• PROBLEM STATEMENT
Exactly the lines from the one with "Generate a Python" through the one with "plt.rcParams['axes.unicode_minus'] = False" should be returned, both ends included and nothing else. Omit any pictures.

• DATA EXTRACT
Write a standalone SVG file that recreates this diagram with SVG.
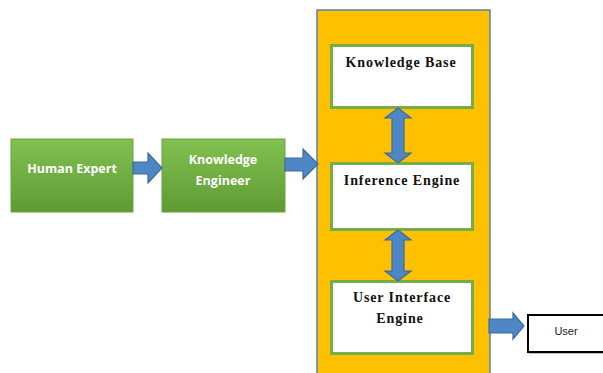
<svg xmlns="http://www.w3.org/2000/svg" width="603" height="373" viewBox="0 0 603 373">
  <defs>
    <linearGradient id="greenFill" x1="0" y1="0" x2="0" y2="1">
      <stop offset="0" stop-color="#82c051"/>
      <stop offset="1" stop-color="#5e9b34"/>
    </linearGradient>
    <style>
      .src { fill: url(#greenFill); stroke: #6aa23f; stroke-width: 1; }
      .srcText { font-family: "Open Sans", "Liberation Sans", sans-serif; font-weight: bold; font-size: 12.5px; fill: #ffffff; text-anchor: middle; }
      .module { fill: #ffffff; stroke: #77ad48; stroke-width: 3; }
      .modText { font-family: "Liberation Serif", serif; font-weight: bold; font-size: 14px; fill: #111111; text-anchor: middle; letter-spacing: 0.9px; }
      .arrow { fill: #4f86c6; stroke: #3c6a9e; stroke-width: 1.2; stroke-linejoin: miter; }
      .userText { font-family: "Liberation Sans", sans-serif; font-size: 11px; fill: #222222; text-anchor: middle; }
    </style>
  </defs>

  <rect width="603" height="373" fill="#ffffff"/>

  <!-- expert system container -->
  <g id="expert-system">
    <rect x="317" y="10" width="173" height="370" fill="#ffc000" stroke="#5a82ad" stroke-width="1.5"/>
  </g>

  <g id="human-expert">
    <rect class="src" x="11" y="139" width="122" height="73"/>
    <text class="srcText" x="72" y="173">Human Expert</text>
  </g>

  <g id="knowledge-engineer">
    <rect class="src" x="162" y="139" width="123" height="73"/>
    <text class="srcText" x="223" y="164">Knowledge</text>
    <text class="srcText" x="223" y="185">Engineer</text>
  </g>

  <g id="knowledge-base">
    <rect class="module" x="331.5" y="45.5" width="141" height="62"/>
    <text class="modText" x="401" y="67">Knowledge Base</text>
  </g>

  <g id="inference-engine">
    <rect class="module" x="331.5" y="163.5" width="141" height="66"/>
    <text class="modText" x="402" y="185">Inference Engine</text>
  </g>

  <g id="user-interface-engine">
    <rect class="module" x="331.5" y="281.5" width="141" height="72"/>
    <text class="modText" x="402" y="302">User Interface</text>
    <text class="modText" x="400" y="323">Engine</text>
  </g>

  <g id="user">
    <rect x="528" y="315" width="80" height="37" fill="#ffffff" stroke="#000000" stroke-width="2"/>
    <line x1="529" y1="352.5" x2="603" y2="352.5" stroke="#000000" stroke-width="1.5"/>
    <text class="userText" x="566" y="335">User</text>
  </g>

  <g id="connectors">
    <!-- Human Expert to Knowledge Engineer -->
    <polygon class="arrow" points="133,162 148,162 148,153 162,168 148,183 148,174 133,174"/>
    <!-- Knowledge Engineer to expert system -->
    <polygon class="arrow" points="285,158 303,158 303,149 318,164 303,179 303,171 285,171"/>
    <!-- Knowledge Base / Inference Engine -->
    <polygon class="arrow" points="398,108 411,118 404,118 404,153 411,153 398,163 385,153 392,153 392,118 385,118"/>
    <!-- Inference Engine / User Interface Engine -->
    <polygon class="arrow" points="398,230 411,240 404,240 404,271 411,271 398,281 385,271 392,271 392,240 385,240"/>
    <!-- User Interface Engine to User -->
    <polygon class="arrow" points="489,319 513,319 513,313 524,326 513,339 513,333 489,333"/>
  </g>
</svg>
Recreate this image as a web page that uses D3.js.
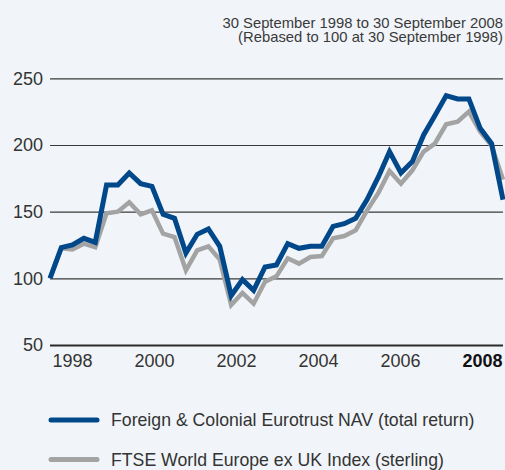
<!DOCTYPE html>
<html>
<head>
<meta charset="utf-8">
<script src="https://cdn.jsdelivr.net/npm/d3@7"></script>
<style>
  html, body { margin: 0; padding: 0; background: #f1f5f9; }
  svg { display: block; }
  text { font-family: "Liberation Sans", Arial, Helvetica, sans-serif; }
</style>
</head>
<body>
<svg id="chart" width="505" height="470"></svg>
<script>
// ---- Data (quarterly, 30 Sep 1998 to 30 Sep 2008, rebased to 100) ----
const navValues = [
  100, 123, 125, 130, 127, 170, 170, 179, 171, 169,
  148, 145, 119, 133, 137, 124, 87, 99, 91, 108.5,
  110, 126, 122.5, 124, 124, 139, 141, 145, 159, 176,
  195, 179, 187.5, 207.5, 222, 237, 234.5, 234.5, 212.5, 201,
  159
];
const indexValues = [
  100, 122.5, 121.7, 126, 123.3, 148.7, 150, 157, 148, 151,
  133.5, 131, 106, 121, 124, 114, 80, 89, 81, 97.5,
  101.5, 115, 111, 116, 116.7, 130, 131.7, 136, 151, 164,
  180.5, 171, 181, 195, 201, 215.5, 217.5, 225, 210, 199.5,
  174
];
const yTicks = [50, 100, 150, 200, 250];
const yearLabels = ["1998", "2000", "2002", "2004", "2006", "2008"];
const seriesNames = [
  "Foreign & Colonial Eurotrust NAV (total return)",
  "FTSE World Europe ex UK Index (sterling)"
];
const titleLines = [
  "30 September 1998 to 30 September 2008",
  "(Rebased to 100 at 30 September 1998)"
];

// quarter-end dates
const startDate = new Date(1998, 8, 30);
const dates = navValues.map((_, i) => d3.timeMonth.offset(startDate, 3 * i));

const svg = d3.select("#chart");
const colors = ["#00488a", "#a3a3a3"];

const x = d3.scaleTime().domain([dates[0], dates[dates.length - 1]]).range([50, 503]);
const y = d3.scaleLinear().domain([50, 250]).range([345, 78.3]);
const xLab = d3.scalePoint().domain(yearLabels).range([72, 482]);

// title
svg.append("g").selectAll("text").data(titleLines).join("text")
  .attr("x", 503).attr("y", (d, i) => 27.5 + i * 14.5)
  .attr("text-anchor", "end")
  .attr("font-size", 14.8)
  .attr("fill", "#3a3a3a")
  .text(d => d);

// gridlines + y labels
const yAxis = d3.axisLeft(y).tickValues(yTicks).tickSize(-453).tickPadding(7);
const gy = svg.append("g").attr("transform", "translate(50,0)").call(yAxis);
gy.select(".domain").remove();
gy.selectAll(".tick line")
  .attr("stroke", d => d === 50 ? "#2a2a2a" : "#3a3a3a")
  .attr("stroke-width", d => d === 50 ? 2 : 1.2);
gy.selectAll(".tick text")
  .attr("font-size", 18).attr("fill", "#333")
  .attr("x", -7)
  .style("font-family", "'Liberation Sans', Arial, sans-serif");

// x labels
const xAxis = d3.axisBottom(xLab).tickSize(0).tickPadding(0);
const gx = svg.append("g").attr("transform", "translate(0,352)").call(xAxis);
gx.select(".domain").remove();
gx.selectAll(".tick text")
  .attr("font-size", 18)
  .attr("dy", "0.85em")
  .attr("fill", d => d === "2008" ? "#111" : "#333")
  .attr("font-weight", d => d === "2008" ? "bold" : "normal")
  .style("font-family", "'Liberation Sans', Arial, sans-serif");

// lines
const line = d3.line().x((d, i) => x(dates[i])).y(d => y(d)).curve(d3.curveLinear);
const clipId = "plotclip";
svg.append("clipPath").attr("id", clipId).append("rect")
  .attr("x", 46).attr("y", 60).attr("width", 459).attr("height", 300);
const gl = svg.append("g").attr("clip-path", `url(#${clipId})`);
[indexValues, navValues].forEach((vals, k) => {
  gl.append("path")
    .datum(vals)
    .attr("fill", "none")
    .attr("stroke", k === 0 ? colors[1] : colors[0])
    .attr("stroke-width", k === 0 ? 4.5 : 5)
    .attr("stroke-linejoin", "miter")
    .attr("stroke-linecap", "butt")
    .attr("d", line);
});

// legend
const lg = svg.append("g").selectAll("g").data(seriesNames).join("g")
  .attr("transform", (d, i) => `translate(0,${420 + i * 39.5})`);
lg.append("line")
  .attr("x1", 51).attr("x2", 97).attr("y1", 0).attr("y2", 0)
  .attr("stroke", (d, i) => colors[i])
  .attr("stroke-width", 5).attr("stroke-linecap", "round");
lg.append("text")
  .attr("x", 111).attr("y", 0).attr("dy", "0.35em")
  .attr("font-size", 17.7).attr("fill", "#333")
  .text(d => d);
</script>
</body>
</html>
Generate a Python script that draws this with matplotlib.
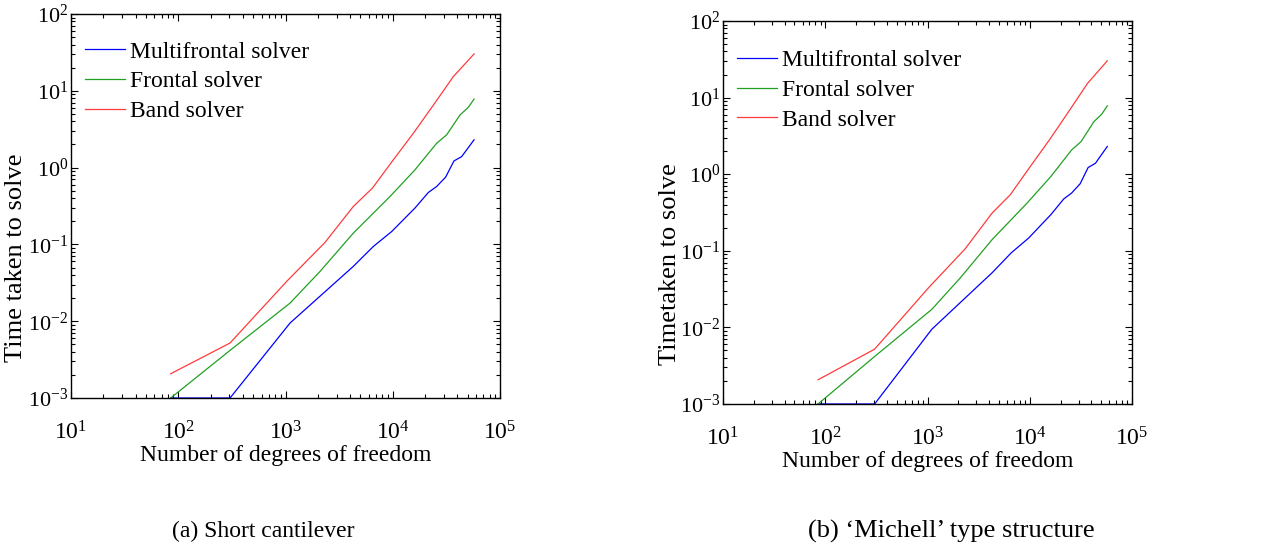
import numpy as np
import matplotlib
matplotlib.use("Agg")
import matplotlib.pyplot as plt
from matplotlib.ticker import LogLocator, LogFormatterMathtext, NullFormatter

plt.rcParams['font.family'] = ['Liberation Serif', 'DejaVu Serif']
plt.rcParams['mathtext.fontset'] = 'custom'
plt.rcParams['mathtext.rm'] = 'Liberation Serif'
plt.rcParams['mathtext.it'] = 'Liberation Serif:italic'
plt.rcParams['axes.unicode_minus'] = False

# Degrees of freedom vs. solve time (s)
dof_multi = [85, 304, 1102, 4285, 6590, 9770, 16100, 21460, 25640, 31100, 37200, 43900, 57300]
t_multi = [0.001, 0.001, 0.00946, 0.0517, 0.094, 0.147, 0.297, 0.474, 0.567, 0.75, 1.22, 1.39, 2.30]

dof_frontal = [85, 304, 1102, 2100, 4285, 9420, 16100, 25640, 31800, 42400, 50700, 57300]
t_frontal = [0.001, 0.00417, 0.0172, 0.0445, 0.140, 0.42, 0.934, 2.07, 2.67, 4.85, 6.1, 7.8]

dof_band = [85, 304, 1026, 2333, 4285, 6457, 10120, 15560, 23900, 36700, 57300]
t_band = [0.00207, 0.0052, 0.033, 0.106, 0.311, 0.54, 1.26, 2.8, 6.5, 15.3, 30.2]

labels = ["Multifrontal solver", "Frontal solver", "Band solver"]
captions = ["(a) Short cantilever", "(b) \u2018Michell\u2019 type structure"]
ylabels = ["Time taken to solve", "Timetaken to solve"]

W, H = 1268, 547
fig = plt.figure(figsize=(W / 100, H / 100), dpi=100)

# axes boxes in pixels: left, bottom(from top), width, height
boxes = [(71, 398, 429, 384), (723, 404, 409, 383)]
leg_anchor = [(0.011, 0.954), (0.011, 0.950)]
cap_x = [263, 951]
cap_size = [17, 19]

for i, (l, b, w, h) in enumerate(boxes):
    ax = fig.add_axes([l / W, (H - b) / H, w / W, h / H])
    ax.plot(dof_multi, t_multi, color="#0000ff", lw=0.9, label=labels[0])
    ax.plot(dof_frontal, t_frontal, color="#22a022", lw=0.9, label=labels[1])
    ax.plot(dof_band, t_band, color="#ff3b3b", lw=0.9, label=labels[2])
    ax.set_xscale("log")
    ax.set_yscale("log")
    ax.set_xlim(1e1, 1e5)
    ax.set_ylim(1e-3, 1e2)
    ax.xaxis.set_major_locator(LogLocator(base=10, numticks=10))
    ax.yaxis.set_major_locator(LogLocator(base=10, numticks=10))
    ax.xaxis.set_major_formatter(LogFormatterMathtext())
    ax.yaxis.set_major_formatter(LogFormatterMathtext())
    ax.xaxis.set_minor_locator(LogLocator(base=10, subs=np.arange(2, 10), numticks=20))
    ax.yaxis.set_minor_locator(LogLocator(base=10, subs=np.arange(2, 10), numticks=20))
    ax.xaxis.set_minor_formatter(NullFormatter())
    ax.yaxis.set_minor_formatter(NullFormatter())
    ax.tick_params(which="both", direction="in", top=True, right=True, width=0.8)
    ax.tick_params(which="major", length=5)
    ax.tick_params(which="minor", length=3)
    ax.tick_params(axis="x", which="major", pad=17, labelsize=17)
    ax.tick_params(axis="y", which="major", pad=2, labelsize=16)
    for s in ax.spines.values():
        s.set_linewidth(1.0)
    ax.set_xlabel("Number of degrees of freedom", fontsize=17, labelpad=0)
    ax.set_ylabel(ylabels[i], fontsize=19)
    ax.yaxis.set_label_coords(-0.102, 0.365)
    ax.legend(loc="upper left", bbox_to_anchor=leg_anchor[i], frameon=False,
              fontsize=17, handlelength=1.7, handletextpad=0.2,
              labelspacing=0.35, borderaxespad=0)
    fig.text(cap_x[i] / W, 1 - 531 / H, captions[i], ha="center", va="center",
             fontsize=cap_size[i])

fig.savefig("out.png", dpi=100)
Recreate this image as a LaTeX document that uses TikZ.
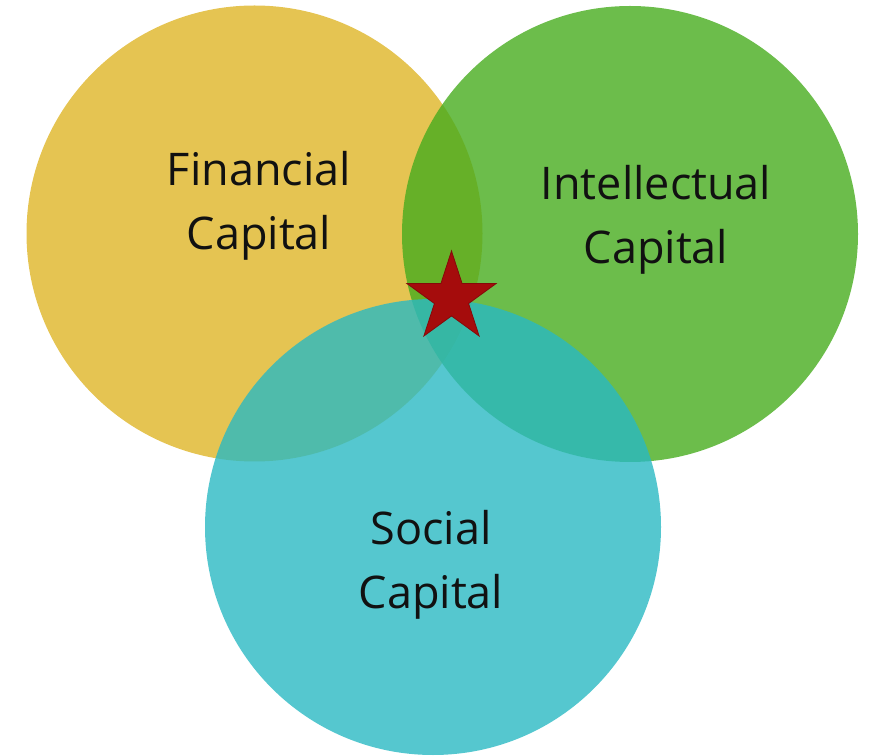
\documentclass[tikz,border=0pt]{standalone}
\usepackage{fontspec}
\setmainfont{Open Sans}
\usetikzlibrary{shapes.geometric}
\definecolor{finY}{RGB}{222,181,39}
\definecolor{intG}{RGB}{71,172,30}
\definecolor{socT}{RGB}{42,185,195}
\definecolor{starR}{RGB}{165,12,12}
\definecolor{txt}{RGB}{17,17,17}
\begin{document}
\begin{tikzpicture}[x=1pt,y=1pt,
  capcircle/.style={circle, minimum size=456pt, inner sep=0pt, fill opacity=0.8, draw=none},
  caplabel/.style={anchor=base, align=center, text=txt, inner sep=0pt,
     font=\fontsize{45}{64}\selectfont},
  bigstar/.style={star, star points=5, star point ratio=2.618, minimum size=94pt,
     inner sep=0pt, fill=starR, draw=starR!80!black, line width=0.8pt}]
\useasboundingbox (0,0) rectangle (874,755);
\node[capcircle, fill=finY] (fin) at (254.5,521.5) {};
\node[capcircle, fill=intG] (int) at (630,521) {};
\node[capcircle, fill=socT] (soc) at (433,228) {};
\node[bigstar] (star) at (451.5,457) {};
\node[caplabel] (finlbl) at (259,505) {Financial\\Capital};
\node[caplabel] (intlbl) at (656,491) {Intellectual\\Capital};
\node[caplabel] (soclbl) at (431,147) {Social\\Capital};
\end{tikzpicture}
\end{document}
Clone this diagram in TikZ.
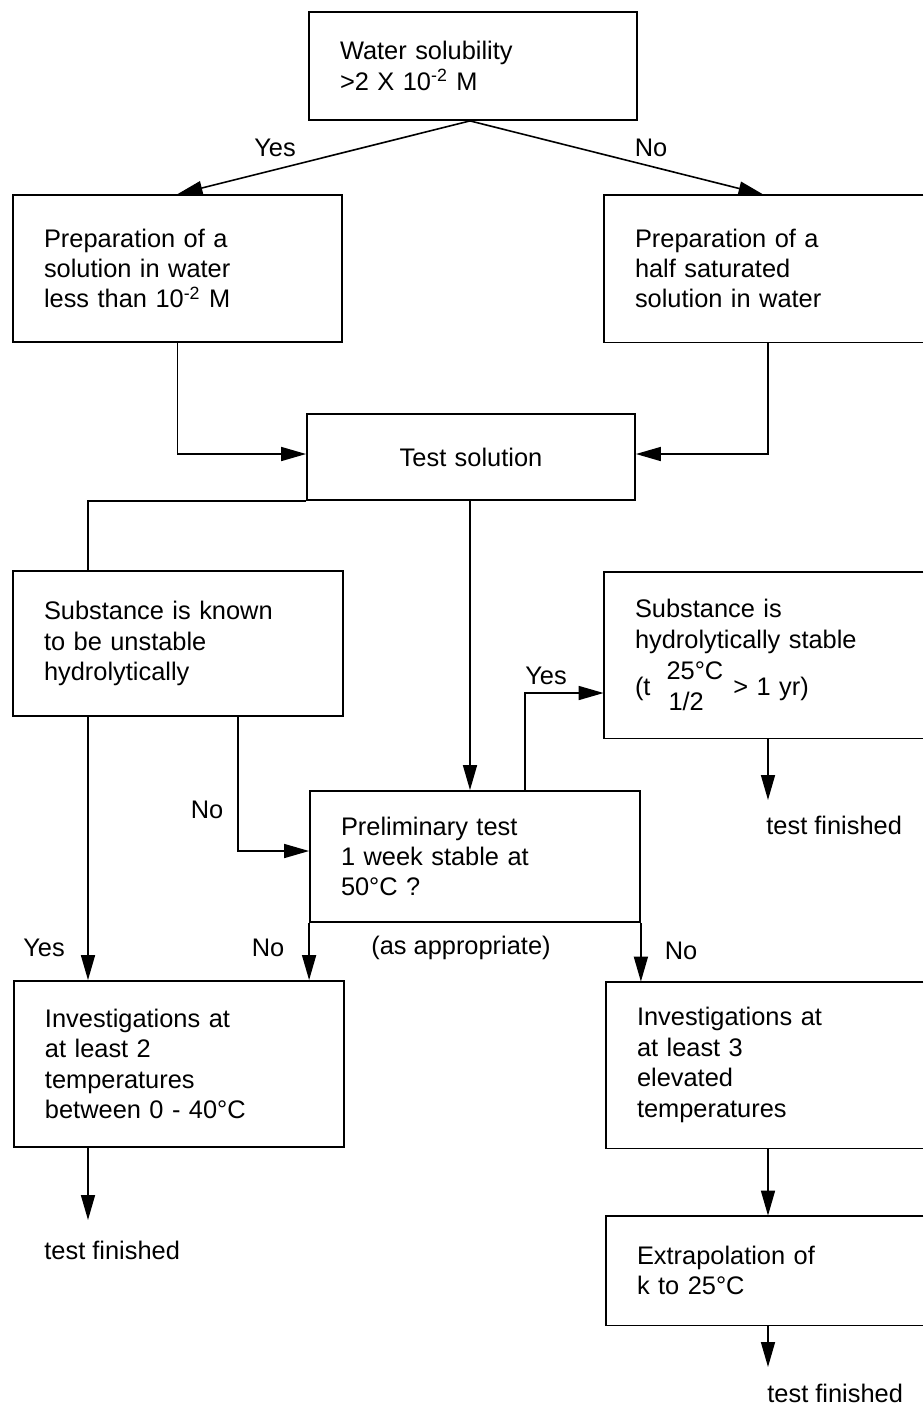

• ANSWER FOR THIS EXERCISE
Generate a Python script that draws this with matplotlib.
import numpy as np
import matplotlib
matplotlib.use("Agg")
import matplotlib.pyplot as plt
from matplotlib.ticker import LogLocator, LogFormatterMathtext, NullFormatter

plt.rcParams['font.family'] = ['Liberation Serif', 'DejaVu Serif']
plt.rcParams['mathtext.fontset'] = 'custom'
plt.rcParams['mathtext.rm'] = 'Liberation Serif'
plt.rcParams['mathtext.it'] = 'Liberation Serif:italic'
plt.rcParams['axes.unicode_minus'] = False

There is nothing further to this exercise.